Autoworkers at Volkswagen (VW) began an unlimited strike Tuesday in Slovakia. Approximately 8,600 of the 12,300 workers gathered at the beginning of the strike in front of the plant in the capital city of Bratislava and shut it down. It is the first strike at Volkswagen since the company opened operations in Slovakia in 1991, and the first strike at a major auto plant in an Eastern European country since the reintroduction of capitalism.
In the VW plant, where the SUV VW Touareg and Audi Q7 are built, as well as the small vehicles VW Ap, Seat Mii and Skoda Citigo, the strike halted assembly lines. Production of bodies for the Porsche Cayenne, mid-sized luxury crossover vehicle, was also stopped.
The workers are demanding a wage increase of 16 percent. VW rejected this and in its last offer presented a 4.5 percent increase for this year, 4.2 percent for next year and a one-off payment of €350 (US $391).

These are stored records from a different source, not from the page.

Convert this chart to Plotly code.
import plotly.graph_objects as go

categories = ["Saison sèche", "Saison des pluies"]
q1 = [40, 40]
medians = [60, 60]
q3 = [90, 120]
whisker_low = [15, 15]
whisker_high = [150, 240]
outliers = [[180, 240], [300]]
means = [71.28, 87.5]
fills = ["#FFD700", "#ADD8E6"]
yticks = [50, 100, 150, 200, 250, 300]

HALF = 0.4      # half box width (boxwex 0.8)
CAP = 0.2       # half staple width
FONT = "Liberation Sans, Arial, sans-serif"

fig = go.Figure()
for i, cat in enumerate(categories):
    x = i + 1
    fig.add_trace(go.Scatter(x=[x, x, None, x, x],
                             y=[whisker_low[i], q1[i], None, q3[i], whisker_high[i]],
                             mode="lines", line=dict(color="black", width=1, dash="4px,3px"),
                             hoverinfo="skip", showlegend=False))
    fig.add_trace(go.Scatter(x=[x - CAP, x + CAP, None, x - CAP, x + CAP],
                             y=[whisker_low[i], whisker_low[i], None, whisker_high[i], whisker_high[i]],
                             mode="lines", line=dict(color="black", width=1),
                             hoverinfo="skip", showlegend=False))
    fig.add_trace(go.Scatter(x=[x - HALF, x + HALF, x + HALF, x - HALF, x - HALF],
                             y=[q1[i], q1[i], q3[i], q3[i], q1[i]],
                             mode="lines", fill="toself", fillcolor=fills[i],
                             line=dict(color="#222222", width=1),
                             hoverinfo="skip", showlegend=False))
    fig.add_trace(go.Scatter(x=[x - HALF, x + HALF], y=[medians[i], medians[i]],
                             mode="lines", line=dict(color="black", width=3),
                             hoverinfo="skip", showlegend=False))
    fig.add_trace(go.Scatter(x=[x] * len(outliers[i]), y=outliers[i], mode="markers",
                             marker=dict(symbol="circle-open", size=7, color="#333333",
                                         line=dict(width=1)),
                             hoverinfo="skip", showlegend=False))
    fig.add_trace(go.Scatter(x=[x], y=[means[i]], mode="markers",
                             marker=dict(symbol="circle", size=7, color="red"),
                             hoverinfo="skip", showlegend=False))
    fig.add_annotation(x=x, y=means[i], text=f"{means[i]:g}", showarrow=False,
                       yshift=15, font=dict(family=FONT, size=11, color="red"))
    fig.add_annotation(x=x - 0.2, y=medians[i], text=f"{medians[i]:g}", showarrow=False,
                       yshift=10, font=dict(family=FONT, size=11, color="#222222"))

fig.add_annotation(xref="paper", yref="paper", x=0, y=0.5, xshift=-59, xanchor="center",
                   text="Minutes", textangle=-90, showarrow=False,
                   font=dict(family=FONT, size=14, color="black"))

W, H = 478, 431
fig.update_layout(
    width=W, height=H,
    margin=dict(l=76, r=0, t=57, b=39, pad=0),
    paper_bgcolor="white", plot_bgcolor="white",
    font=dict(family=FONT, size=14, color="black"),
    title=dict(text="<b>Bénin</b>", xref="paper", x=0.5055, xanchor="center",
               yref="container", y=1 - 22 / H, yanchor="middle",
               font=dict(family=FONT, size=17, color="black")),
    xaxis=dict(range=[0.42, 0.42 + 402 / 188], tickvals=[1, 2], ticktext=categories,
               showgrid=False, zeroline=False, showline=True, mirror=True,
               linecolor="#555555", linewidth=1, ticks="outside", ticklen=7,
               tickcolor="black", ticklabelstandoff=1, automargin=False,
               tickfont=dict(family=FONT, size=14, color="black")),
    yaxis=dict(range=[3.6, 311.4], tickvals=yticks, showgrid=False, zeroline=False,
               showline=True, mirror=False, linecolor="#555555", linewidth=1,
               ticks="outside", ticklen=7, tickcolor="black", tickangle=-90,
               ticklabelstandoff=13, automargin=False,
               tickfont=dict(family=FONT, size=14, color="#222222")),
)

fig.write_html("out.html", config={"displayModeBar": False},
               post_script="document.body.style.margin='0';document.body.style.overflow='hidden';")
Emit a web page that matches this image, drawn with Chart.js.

The trade union at VW, “Moderné odbory Volkswagen” (Modern Union Volkswagen), was compelled to reject the eleventh round of talks last Friday and call a strike. “We deserve at least a double-digit increase,” said trade union chairman Zoroslav Smolinsky. VW workers in Slovakia earn roughly €1,800 (US $2,010) per month. Although this is more than the national average wage, which stands at €970 (US $1,083), it remains significantly less than in Germany.
Stanislav Galva, a worker, told AFP, “Money is not the issue. The issue is the decency of the company.” V” had “such large profits” and should share them with the workers, he added.
The mounting anger among autoworkers over growing social inequality—the minimum wage in Slovakia is around €400 per month—compelled Prime Minister Robert Fico from the social democratic Smer-SD to feign support for the strike.
“Why should a company that builds the most expensive and luxurious cars with a high level of labour productivity pay its Slovakian workers half or a third of what they pay the same workers in Western Europe?” he said.
Far from supporting the workers, Fico, who leads a coalition government with far-right nationalist parties, has sought to divert the social anger of the working class along anti-German and nationalist lines. This would not be the first time. Fico’s election campaign last year was directed entirely against refugees, even though only 330 asylum applications were made in Slovakia in 2015 and just eight accepted.
The workers who build the vehicles at VW have no hope of affording them. The Bratislava plant produced almost 390,000 vehicles last year, more than 1,000 per day. But almost all production is for export. Around 99 percent of the production is exported to 148 countries, above all Germany, the US and China.
The bodywork produced at the Slovakian plant for the Porsche Cayenne—which starts at €53,000 (US $59,000)—is sent to the VW plant in Leipzig, Germany, where final manufacturing is carried out. VW also produces engines in Bratislava and has three further production facilities, in Martin, Stupava and Kosice. Production was reportedly “normal” at these plants.
VW is by far the largest private sector employer in the country, which has a population of 5.4 million. Calculated according to its population size, Slovakia is the largest auto manufacturer in the world. More than a million vehicles are produced each year. For almost three decades, the major producers have exploited the low wages in the former Stalinist-run countries by outsourcing parts of the production process to Eastern Europe. Jaguar Land Rover will open a new plant in Slovakia next year.
But the self-confidence of the autoworkers, and their wages, have been rising. The French PSA-Group (Peugeot-Citroën) and South Korea’s Kia recently increased wages at their Slovakian plants by 6.3 and 7.5 percent respectively.
It is widely anticipated in industry circles that workers in other Eastern European countries will follow the example of the Slovakian VW workers, since they often earn even less than their colleagues in Bratislava. In the neighbouring Czech Republic, workers at the VW subsidiary Skoda earn €1,400 (US $1,564) per month.
On Tuesday afternoon, chief executive of Volkswagen Slovakia Ralf Sacht told a press conference, “We are at the top of the remuneration scale within the V4,” i.e., the Vysegrad states of Poland, Slovakia, Czech Republic and Hungary. Wages in Slovakia were the same level as in Portugal and Spain, he complained.
The plant management described the strike as reflecting a “lack of willingness to constructively negotiate”. The demands of the trade union were unacceptable and would damage the plant’s competitiveness, the interests of the company and also the workers, the statement claimed.
On Monday, a VW spokesperson maintained this position. The union’s demands were “unacceptable,” he said, adding that a wage increase of 16 percent would endanger the competitiveness of the company and its future.
Sacht, a German executive, took over the leadership of VW Slovakia last year. Accustomed to the IG Metall union in Germany collaborating with management to suppress strikes, he expressed surprise at the resistance of workers, saying he expected the Slovakian union to start negotiations by offering concessions to VW. He did comment on the strike, only saying, “We are prepared.”
VW workers in Slovakia are digging in for a long battle. To advance this fight, however, however, they should strive to unite with the 600,000 VW workers in Germany and throughout the world in common fight against the global auto giant.